Jah Wobble’s Solaris – “Live In Concert” + Jah Wobble – “Fly”

(público >> y >> pop/rock >> crítica de discos)
18 Abril 2003


JAH WOBBLE’S SOLARIS
Live in Concert
JAH WOBBLE
Fly
30 Hz, distri. Universal
6|10



Ostentando os números 18 e 19 da série hertziana, “Live in Concert” e “Fly” são os mais recentes desenvolvimentos de Jah Wobble, o paquiderme do baixo. “Live in Concert” reúne uma formação de luxo com o pianista Harold Budd, o baterista dos Can, Jaki Liebezeit, o trompetista com um pé no jazz e outro na “world”, Graham Haynes, e um segundo baixista na pessoa do igualmente proboscídeo Bill Laswell. Apresentado como uma abordagem “holy minimalist” de “texturas jazz, world e dub” embaladas numa “paisagem modal”, “Live in concert” varia entre a jam adrenalínica, o “dub” pneumático de baixas frequências e próteses rítmicas enxertadas a partir do material genético dos Can, com os dois baixos e a “human drum machine” Jaki Liebezeit a carburarem em tandem. Falta subtileza a estas divagações oleosas que deveriam homenagear a fábula metafísica saída da pena de Stanislaw Lem. “Fly” compõe-se de 11 “voos” cuja tripulação integra Clive Bell, Harry Beckett e Jean-Pierre Rasle. De nada valem, porque logo à segunda descolagem a aeronave despenha-se contra as cordilheiras da “etnoseca” com selo Enigma. O resto é a dose habitual de “dub”, funk & house, um magnífico voo nº4 a fazer lembrar o “Requiem” que permanece até à data como a obra mais conseguida do ex-P.I.L e uma sequela requentada da folk universalizante que Jean-Pierre Rasle ajudou a criar nos Cock & Bull. O melhor são as fotos da capa.

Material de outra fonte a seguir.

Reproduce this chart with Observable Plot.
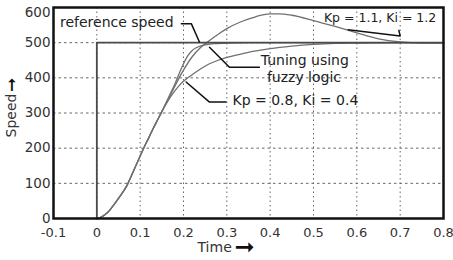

Jah Wobble's Solaris – Seven Dials from bandicam on Vimeo.

Jah Wobble – “Deep Space”

Sons

16 de Abril 1999
DISCOS – POP ROCK


Jah Wobble
Deep Space (6)
30 Hertz, distri. MVM


jw

O paquiderme está de volta. Thomp, thomp, o baixo do ex-PIL por onde passa reduz a mobília a cacos. Por mais que tente, Wobble é mesmo assim, tem a delicadeza de um elefante simpático que, ao contrário de Dumbo, não sabe voar. Quando tentou fazer música ambiental, com Eno, este torceu o nariz e arrependeu-se da brincadeira. Música de dança, também não consegue sair do rés-do-chão. Curiosamente, a sua melhor obra recente acaba por ser um “Requiem” de ressonâncias clássicas que não deve nada a Michael Nyman. Em “Deep Space” a aposta parece ser o pós-rock. Não faltam os sintetizadores analógicos, a fazer borbulhas por todo o lado, nem a presença do baterista dos Can, Jaki Liebezeit. Depois, um título como “The competition of supermassive black holes and galactic spheroids in the destruction of globular clusters” parece ter sido pedido emprestado aos Tangerine Dream. “The immanent” e “The transcendent” arrastam-se em cadências monolíticas onde, apesar de tudo, existe alguma matéria de entretenimento nos sons electrónicos que vão aparecendo e desaparecendo sem que se vislumbre qualquer lógica aparente. “Disks, winds and veiling curtains” conta com a produção e o baixo de Bill Laswell, outro peso-pesado, que confere a este tema o psicadelismo com cheiro a enxofre tão da sua preferência. O lado étnico é garantido por uma vocalização, ultra filtrada, da cantora bósnia Amila Sulejmanovic, e pelas gaitas-de-foles e outras palhetas duplas plastificadas de Jean-Pierre Rasle, outrora digno elemento da banda de folk céltico de fusão, Cock & Bull. No fim de contas, um álbum engraçado.